Lawyers tussle over confidential details of Ausgrid sale
Parties caught up in the ASIC action over allegations of insider trading in the Ausgrid sale have been told to detail what confidential information they want withheld from public airing.
The corporate regulator has been given until midday on Friday to hand over all but 14 transcripts to Westpac, as the two sides shape up for a fight over alleged Ausgrid insider trading.
The move comes after Justice Michael Lee ordered the Australian Securities and Investments Commission to hand over 65 transcripts from interviews with 26 current and former Westpac staff in May.
Lawyers for PMC Treasury have themselves been given until the end of the month to submit to the court their list of documents they think should be deemed confidential.
Lawyers had been seeking the judge make a suppression order over the entity of the transcripts tendered.
Several sides had submitted that the documents contained confidential information that if made public would risk commercial arrangements made at the time of the Ausgrid sale that were still in place.
However, Justice Lee had said there would be no need for flat suppression orders given his confidence legal parties would exercise judicious responsibility in their handling, or risk contempt of court.
“There is some urgency in requiring these documents to be provided to allow for a relatively truncated timetable to be complied with leading up to a hearing date in February next year,” he said.
“There’s no reason to believe that those barristers and solicitors are not well aware of their Hearne v Street obligations.”
Corrs Chambers Westgarth partner Abigail Gill, acting for AusSuper and IFM Investors, said some documents contained details of the 10-year transaction around the sale of Ausgrid which had “five years to run”.

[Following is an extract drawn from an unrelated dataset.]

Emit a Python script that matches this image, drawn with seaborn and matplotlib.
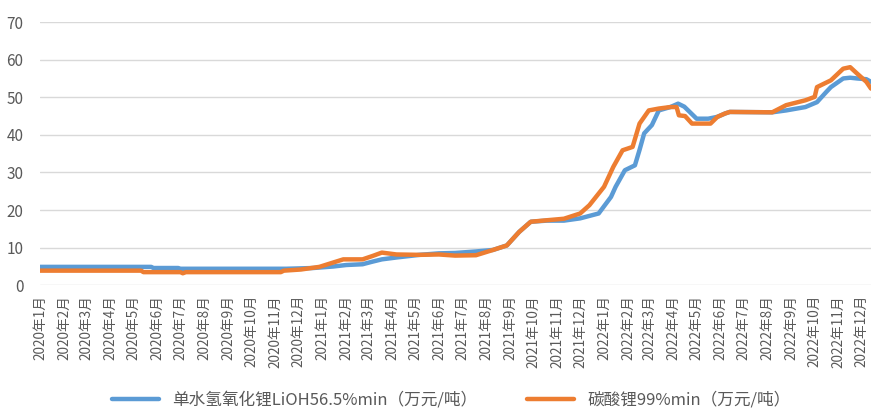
import matplotlib
matplotlib.use("Agg")
import matplotlib.pyplot as plt
import pandas as pd
import seaborn as sns

# 单水氢氧化锂 LiOH56.5%min (万元/吨)
lioh_dates = ["2020-01-01", "2020-05-24", "2020-05-27", "2020-06-28", "2020-07-01",
              "2020-11-15", "2020-12-20", "2021-01-15", "2021-02-01", "2021-02-22",
              "2021-03-07", "2021-03-19", "2021-04-07", "2021-05-07", "2021-06-01",
              "2021-06-22", "2021-07-19", "2021-08-10", "2021-08-28", "2021-09-13",
              "2021-09-28", "2021-10-19", "2021-11-10", "2021-12-01", "2021-12-25",
              "2022-01-10", "2022-01-16", "2022-01-28", "2022-02-10", "2022-02-16",
              "2022-02-22", "2022-03-04", "2022-03-13", "2022-03-28", "2022-04-07",
              "2022-04-15", "2022-04-22", "2022-05-01", "2022-05-16", "2022-05-28",
              "2022-06-07", "2022-06-13", "2022-08-07", "2022-08-25", "2022-09-19",
              "2022-10-04", "2022-10-16", "2022-10-22", "2022-11-07", "2022-11-16",
              "2022-11-25", "2022-12-07", "2022-12-13"]
lioh_values = [4.9, 4.9, 4.6, 4.6, 4.4,
               4.4, 4.6, 5.0, 5.4, 5.6,
               6.3, 6.9, 7.4, 8.1, 8.5,
               8.6, 9.0, 9.4, 10.6, 14.2,
               16.9, 17.2, 17.2, 17.8, 19.1,
               23.5, 26.2, 30.6, 31.9, 36.0,
               40.4, 42.6, 46.5, 47.4, 48.3,
               47.5, 46.1, 44.3, 44.3, 44.8,
               45.7, 46.1, 46.0, 46.5, 47.4,
               48.7, 51.4, 52.7, 55.0, 55.2,
               55.0, 54.8, 54.1]

# 碳酸锂 99%min (万元/吨)
li2co3_dates = ["2020-01-01", "2020-05-11", "2020-05-14", "2020-07-01", "2020-07-04",
                "2020-07-08", "2020-11-08", "2020-11-12", "2020-12-04", "2020-12-28",
                "2021-01-28", "2021-02-22", "2021-03-07", "2021-03-19", "2021-04-07",
                "2021-05-07", "2021-06-01", "2021-06-22", "2021-07-19", "2021-08-10",
                "2021-08-28", "2021-09-13", "2021-09-28", "2021-10-19", "2021-11-10",
                "2021-12-01", "2021-12-13", "2022-01-01", "2022-01-13", "2022-01-25",
                "2022-02-07", "2022-02-16", "2022-02-28", "2022-03-13", "2022-03-28",
                "2022-04-05", "2022-04-08", "2022-04-16", "2022-04-25", "2022-05-19",
                "2022-05-28", "2022-06-07", "2022-06-13", "2022-08-07", "2022-08-25",
                "2022-09-19", "2022-10-01", "2022-10-04", "2022-10-22", "2022-11-07",
                "2022-11-16", "2022-11-25", "2022-12-07", "2022-12-13"]
li2co3_values = [3.9, 3.9, 3.5, 3.5, 3.2,
                 3.5, 3.5, 3.9, 4.2, 4.9,
                 6.9, 6.9, 7.8, 8.7, 8.2,
                 8.1, 8.2, 7.9, 8.0, 9.4,
                 10.6, 14.2, 16.9, 17.3, 17.7,
                 19.1, 21.3, 26.2, 31.5, 35.9,
                 36.8, 43.0, 46.5, 47.0, 47.4,
                 47.4, 45.2, 45.0, 43.0, 43.0,
                 44.8, 45.7, 46.1, 46.0, 47.9,
                 49.2, 50.1, 52.7, 54.5, 57.6,
                 58.0, 56.3, 54.1, 52.3]

name_lioh = "单水氢氧化锂LiOH56.5%min（万元/吨）"
name_li2co3 = "碳酸锂99%min（万元/吨）"

month_labels = [f"{y}年{m}月" for y in (2020, 2021, 2022) for m in range(1, 13)]

df = pd.concat([
    pd.DataFrame({"date": pd.to_datetime(lioh_dates), "value": lioh_values, "series": name_lioh}),
    pd.DataFrame({"date": pd.to_datetime(li2co3_dates), "value": li2co3_values, "series": name_li2co3}),
], ignore_index=True)

sns.set_theme(style="white")
plt.rcParams["font.family"] = ["Noto Sans CJK SC", "DejaVu Sans"]

fig = plt.figure(figsize=(8.71, 4.12), dpi=100)
ax = fig.add_axes([0.046, 0.3075, 0.954, 0.639])

sns.lineplot(data=df, x="date", y="value", hue="series", sort=False,
             palette={name_lioh: "#5B9BD5", name_li2co3: "#ED7D31"},
             linewidth=3.2, ax=ax)

ax.set_xlim(pd.Timestamp("2020-01-01"), pd.Timestamp("2022-12-13"))
ax.set_ylim(0, 70)
ax.set_yticks(range(0, 71, 10))
ticks = pd.date_range("2020-01-01", "2022-12-01", freq="MS")
ax.set_xticks(ticks)
ax.set_xticklabels(month_labels, rotation=90, fontsize=9.8, color="#595959")
ax.tick_params(axis="y", labelsize=11, labelcolor="#595959", pad=12, length=0)
ax.tick_params(axis="x", pad=7, length=0)
ax.grid(axis="y", color="#D9D9D9", linewidth=1)
ax.set_axisbelow(True)
for s in ax.spines.values():
    s.set_visible(False)
ax.set_xlabel("")
ax.set_ylabel("")

sns.move_legend(ax, "lower center", bbox_to_anchor=(0.495, -0.525), ncol=2, frameon=False,
                title=None, fontsize=12, handlelength=2.8, columnspacing=3.0,
                labelcolor="#595959")

fig.savefig("out.png", dpi=100)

“The scenario you’ve outlined would still be workable, the difficulty we’ve got is they’re not our documents,” she said.
The court battle comes after ASIC charged Westpac with insider trading over the $12bn interest rate swap linked to the part-privatisation in 2016 of the NSW electricity distribution network Ausgrid.
ASIC has alleged key Westpac personnel used inside information to trade in interest rate derivatives in the two hours before it executed the swap, the largest in Australia’s history.
The regulator alleged Westpac withheld key information from the market that it would be executing the transaction when its staff started trading.
Westpac is due to return its responses to ASIC by July 14, with the full hearing of the case set down for February 7, 2022.